Coutumier des nominations aux Césars, où il a été récompensé l’an dernier, sa réalisation pour sa première série est à la hauteur de ses critères cinématographiques. Grand admirateur de Martin Scorsese, son approche dans ce projet est digne de celle du grand réalisateur, avec son style audacieux pour mettre en scène les excès décadents d’une civilisation qui court à sa perte, à la manière du « Loup de Wall Street » (2013).
Une distribution prestigieuse
Pour sa première série, Xavier Giannoli a eu la chance de pouvoir compter sur une distribution qui n’a rien à envier à celles de ses films. Vincent Lindon, dans le rôle principal, s’y sent comme chez lui, l’acteur incarnant souvent des rôles en accord avec ses convictions politiques. En face de lui, Ramzy Bedia semble prendre un malin plaisir à jouer le rôle tragi-comique du petit escroc séfarade, à mi-chemin entre drame et comédie.
Il en va de même pour Niels Schneider, qui a rejoint le casting suite au départ de Gaspard Ulliel, et qui est électrifiant en jeune loup ambitieux prêt à tout pour s’enrichir et se venger de son beau-père, joué par André Marcon (Marguerite), excellent en patriarche ashkénaze traditionaliste dont le royaume familial menace de s’effondrer.
Du côté des femmes, Judith Chemla (Camille redouble) se fait remarquer en mère courage fidèle à un mari qui se passionne pour la vie de mafioso, et l’ex James Bond girl Olga Kurylenko est convaincante dans le rôle d’une bad girl tentatrice qui fricote avec les gangsters. Enfin, Yvan Attal est à voir en escroc mondain en exil en Israël et informateur du magistrat joué par Vincent Lindon.
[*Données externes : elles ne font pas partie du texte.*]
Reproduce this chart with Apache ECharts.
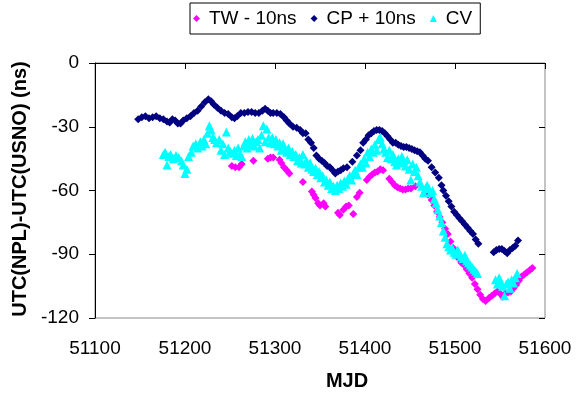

Une thématique contemporaine
Même si les événements relatés dans la série remontent aux années 2008-2009, « D’Argent et de Sang » aborde des thématiques plus actuelles que jamais : l’urgence du réchauffement climatique et l’inadéquation des mesures gouvernementales pour lutter contre, une économie mondiale déchaînée, la persistance des inégalités sociales, l’évasion fiscale en gang organisé, et plus globalement, l’immoralité totale d’une époque nihiliste où même une cause comme l’environnement devient un moyen de satisfaire un appétit du gain insatiable.
Dans la lignée de l’adaptation de Balzac réalisée par Xavier Giannoli, qui a gagné le César du meilleur film l’année dernière (Illusions Perdues, 2021), la série porte un regard assez impitoyable et sombre sur le monde tel qu’il est.
« D’argent et de sang », épisodes 1 à 6, seront diffusés à partir du 16 octobre sur CANAL+.
La deuxième partie est attendue pour 2024.